* **YOUR OBJECTIVE**
Exactly retype the opening line of the entries and every line after it, ending with the line that contains "2.15, 2.15, 4.3]". Skip all pictures.

* **PROVIDED RECORDS**
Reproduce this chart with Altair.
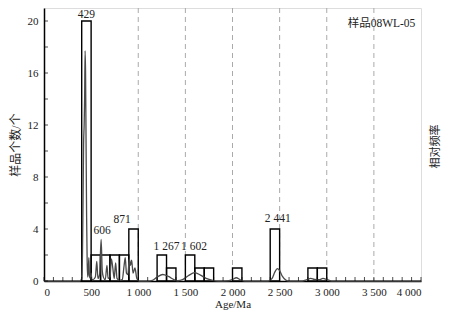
import altair as alt
import pandas as pd

# histogram bins (Ma) and counts
bin_start = [400, 500, 600, 700, 800, 900, 1200, 1300, 1500, 1600, 1700, 2000, 2400, 2800, 2900]
bin_end   = [500, 600, 700, 800, 900, 1000, 1300, 1400, 1600, 1700, 1800, 2100, 2500, 2900, 3000]
counts    = [20, 2, 2, 2, 2, 4, 2, 1, 2, 1, 1, 1, 4, 1, 1]

# relative probability curve (scaled to count axis)
curve_age = [0, 380, 400, 408, 414, 420, 426, 431, 436, 441, 446, 452, 458, 464, 470, 476, 482, 490,
             500, 508, 520, 545, 560, 572, 590, 606, 618, 630, 650, 668, 680, 700, 715, 730, 745, 760,
             775, 800, 830, 850, 862, 875, 890, 905, 918, 930, 945, 965, 985, 1010, 1100, 1150, 1200,
             1260, 1320, 1380, 1420, 1470, 1530, 1600, 1660, 1720, 1790, 1850, 1960, 2000, 2040, 2080,
             2130, 2380, 2420, 2450, 2475, 2500, 2530, 2570, 2600, 2740, 2790, 2830, 2870, 2920, 2960,
             3000, 3050, 4000]
curve_val = [0, 0, 0.2, 2, 6, 10.5, 12, 14, 17.7, 16, 11, 5, 1.5, 0.3, 0.8, 1.8, 0.4, 0.2,
             0.6, 0.1, 0.1, 0.3, 1.5, 0.2, 0.5, 3.2, 0.8, 0.3, 0.1, 1.2, 0.2, 0.3, 1.7, 1.0, 0.2, 1.4,
             0.2, 0.05, 0.1, 1.2, 1.8, 0.6, 0.5, 1.7, 1.2, 1.6, 0.6, 1.0, 0.2, 0, 0, 0.05, 0.3,
             0.5, 0.35, 0.1, 0.02, 0.1, 0.4, 0.64, 0.45, 0.2, 0.05, 0, 0.02, 0.12, 0.25, 0.1,
             0, 0, 0.2, 0.7, 0.95, 0.8, 0.35, 0.05, 0, 0, 0.1, 0.2, 0.12, 0.1, 0.2,
             0.12, 0, 0]

# peak age labels
peak_text = ["429", "606", "871", "1 267", "1 602", "2 441"]
peak_x    = [450, 618, 830, 1300, 1592, 2480]
peak_y    = [20, 3.35, 4.2, 2.15, 2.15, 4.3]

dash_x = [1000, 1500, 2000, 2500, 3000, 3500]
x_ticks = list(range(0, 4001, 100))
y_ticks = list(range(0, 21, 2))

FONT = "Liberation Serif, Noto Sans CJK SC"
W, H = 377, 273

bars_df = pd.DataFrame({"s": bin_start, "e": bin_end, "n": counts})
curve_df = pd.DataFrame({"age": curve_age, "v": curve_val})
lab_df = pd.DataFrame({"t": peak_text, "x": peak_x, "y": peak_y})

xs = alt.Scale(domain=[0, 4000], nice=False, zero=False)
ys = alt.Scale(domain=[0, 21], nice=False)

x_axis = alt.Axis(values=list(range(0, 4001, 500)), ticks=False, grid=False,
                  labelExpr="datum.value >= 1000 ? replace(format(datum.value, ','), ',', ' ') : datum.value",
                  title="Age/Ma", labelPadding=5, titlePadding=1, labelFontSize=11,
                  titleFontSize=11, titleFontWeight="normal", titleFont=FONT, labelFont=FONT,
                  domainColor="black", domainWidth=1.5, labelColor="#222", titleColor="#222")
y_axis = alt.Axis(values=list(range(0, 21, 4)), ticks=False, grid=False, title="样品个数/个",
                  labelPadding=6, titlePadding=5, labelFontSize=11, titleFontSize=12,
                  titleFontWeight="normal", titleFont=FONT, labelFont=FONT,
                  domainColor="black", domainWidth=1.5, labelColor="#222", titleColor="#222")

dashes = alt.Chart(pd.DataFrame({"x": dash_x})).mark_rule(
    color="#aaaaaa", strokeDash=[5, 4], strokeWidth=1).encode(
    x=alt.X("x:Q", scale=xs, axis=x_axis))

bars = alt.Chart(bars_df).mark_rect(fill=None, stroke="black", strokeWidth=1.4).encode(
    x=alt.X("s:Q", scale=xs, axis=x_axis), x2="e:Q",
    y=alt.Y("n:Q", scale=ys, axis=y_axis), y2=alt.datum(0))

curve = alt.Chart(curve_df).mark_line(color="#4a4a4a", strokeWidth=1.3, interpolate="monotone").encode(
    x=alt.X("age:Q", scale=xs), y=alt.Y("v:Q", scale=ys))

labels = alt.Chart(lab_df).mark_text(font=FONT, fontSize=11.5, baseline="bottom", dy=-1, color="#222").encode(
    x=alt.X("x:Q", scale=xs), y=alt.Y("y:Q", scale=ys), text="t:N")

xt = alt.Chart(pd.DataFrame({"x": x_ticks})).mark_tick(orient="vertical", size=4, thickness=1, color="black",
                                                        yOffset=-2).encode(
    x=alt.X("x:Q", scale=xs), y=alt.datum(0, scale=ys))
yt = alt.Chart(pd.DataFrame({"y": y_ticks})).mark_tick(orient="horizontal", size=4, thickness=1, color="black",
                                                        xOffset=2).encode(
    y=alt.Y("y:Q", scale=ys), x=alt.datum(0, scale=xs))

sample = alt.Chart(pd.DataFrame({"t": ["样品08WL-05"]})).mark_text(
    font=FONT, fontSize=11.5, align="right", baseline="middle", color="#222").encode(
    x=alt.datum(3940, scale=xs), y=alt.datum(19.8, scale=ys), text="t:N")

right_title = alt.Chart(pd.DataFrame({"t": ["相对频率"]})).mark_text(
    font=FONT, fontSize=11, angle=270, align="center", baseline="middle", color="#222").encode(
    x=alt.value(W + 15), y=alt.value(H / 2 + 2), text="t:N")

chart = alt.layer(dashes, bars, curve, labels, xt, yt, sample, right_title).properties(
    width=W, height=H,
    autosize=alt.AutoSizeParams(type="none"),
    padding={"left": 36, "top": 0, "right": 22, "bottom": 30},
).configure_view(stroke="black", strokeWidth=1.5).configure(background="white")

chart.save("out.html", embed_options={"renderer": "svg", "actions": False})
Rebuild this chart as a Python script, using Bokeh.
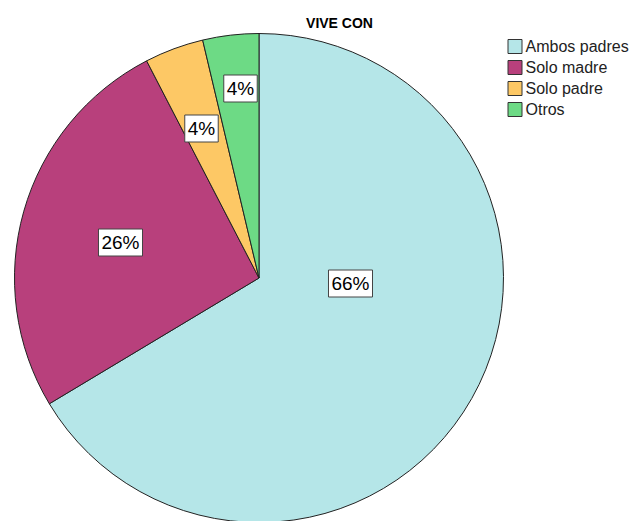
import math
from bokeh.plotting import figure
from bokeh.models import Range1d, Label
from bokeh.core.properties import value
from bokeh.embed import file_html
from bokeh.resources import INLINE

# ---- data ----
categories = ["Ambos padres", "Solo madre", "Solo padre", "Otros"]
percents = [66.4, 26.0, 3.9, 3.7]
label_texts = ["66%", "26%", "4%", "4%"]
colors = ["#B5E6E8", "#B8407C", "#FDC865", "#6DDA85"]

# ---- layout (pixel coordinates of reference image) ----
W, H = 636, 521
def px(x): return x
def py(y): return H - y

cx, cy, R = px(258.5), py(277.5), 244.5
label_pos = [(350, 283), (120, 242), (201, 128), (240, 88)]

p = figure(width=W, height=H, output_backend="svg", toolbar_location=None,
           x_range=Range1d(0, W), y_range=Range1d(0, H), min_border=0)
p.axis.visible = False
p.grid.visible = False
p.outline_line_color = None
p.background_fill_color = "white"

total = sum(percents)
cum = 0.0
starts, ends = [], []
for v in percents:
    starts.append(math.pi / 2 - 2 * math.pi * cum / total)
    cum += v
    ends.append(math.pi / 2 - 2 * math.pi * cum / total)

p.wedge(x=cx, y=cy, radius=R, start_angle=starts, end_angle=ends,
        direction="clock", fill_color=colors, line_color="#222222", line_width=1)

for t, (lx, ly) in zip(label_texts, label_pos):
    p.add_layout(Label(x=px(lx), y=py(ly), text=t, text_align="center",
                       text_baseline="middle", text_font="Liberation Sans",
                       text_font_size="19px", text_color="black",
                       background_fill_color="white", border_line_color="#444444",
                       border_line_width=1, padding=3))

# title
p.text(x=[px(339)], y=[py(22)], text=["VIVE CON"], text_align="center",
       text_baseline="middle", text_font=value("Liberation Sans"),
       text_font_style="bold", text_font_size="14px", text_color="black")

# legend
ly0 = [46, 67, 88, 109]
p.rect(x=[px(514.5)] * 4, y=[py(v) for v in ly0], width=14, height=14,
       fill_color=colors, line_color="#333333", line_width=1)
p.text(x=[px(525)] * 4, y=[py(v) for v in ly0], text=categories,
       text_align="left", text_baseline="middle",
       text_font=value("Liberation Sans"), text_font_size="16px",
       text_color="#222222")

open("out.html", "w").write(file_html(p, INLINE))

* **WRITTEN RESPONSE**
Reproduce this chart with Altair.
import altair as alt
import pandas as pd

# histogram bins (Ma) and counts
bin_start = [400, 500, 600, 700, 800, 900, 1200, 1300, 1500, 1600, 1700, 2000, 2400, 2800, 2900]
bin_end   = [500, 600, 700, 800, 900, 1000, 1300, 1400, 1600, 1700, 1800, 2100, 2500, 2900, 3000]
counts    = [20, 2, 2, 2, 2, 4, 2, 1, 2, 1, 1, 1, 4, 1, 1]

# relative probability curve (scaled to count axis)
curve_age = [0, 380, 400, 408, 414, 420, 426, 431, 436, 441, 446, 452, 458, 464, 470, 476, 482, 490,
             500, 508, 520, 545, 560, 572, 590, 606, 618, 630, 650, 668, 680, 700, 715, 730, 745, 760,
             775, 800, 830, 850, 862, 875, 890, 905, 918, 930, 945, 965, 985, 1010, 1100, 1150, 1200,
             1260, 1320, 1380, 1420, 1470, 1530, 1600, 1660, 1720, 1790, 1850, 1960, 2000, 2040, 2080,
             2130, 2380, 2420, 2450, 2475, 2500, 2530, 2570, 2600, 2740, 2790, 2830, 2870, 2920, 2960,
             3000, 3050, 4000]
curve_val = [0, 0, 0.2, 2, 6, 10.5, 12, 14, 17.7, 16, 11, 5, 1.5, 0.3, 0.8, 1.8, 0.4, 0.2,
             0.6, 0.1, 0.1, 0.3, 1.5, 0.2, 0.5, 3.2, 0.8, 0.3, 0.1, 1.2, 0.2, 0.3, 1.7, 1.0, 0.2, 1.4,
             0.2, 0.05, 0.1, 1.2, 1.8, 0.6, 0.5, 1.7, 1.2, 1.6, 0.6, 1.0, 0.2, 0, 0, 0.05, 0.3,
             0.5, 0.35, 0.1, 0.02, 0.1, 0.4, 0.64, 0.45, 0.2, 0.05, 0, 0.02, 0.12, 0.25, 0.1,
             0, 0, 0.2, 0.7, 0.95, 0.8, 0.35, 0.05, 0, 0, 0.1, 0.2, 0.12, 0.1, 0.2,
             0.12, 0, 0]

# peak age labels
peak_text = ["429", "606", "871", "1 267", "1 602", "2 441"]
peak_x    = [450, 618, 830, 1300, 1592, 2480]
peak_y    = [20, 3.35, 4.2, 2.15, 2.15, 4.3]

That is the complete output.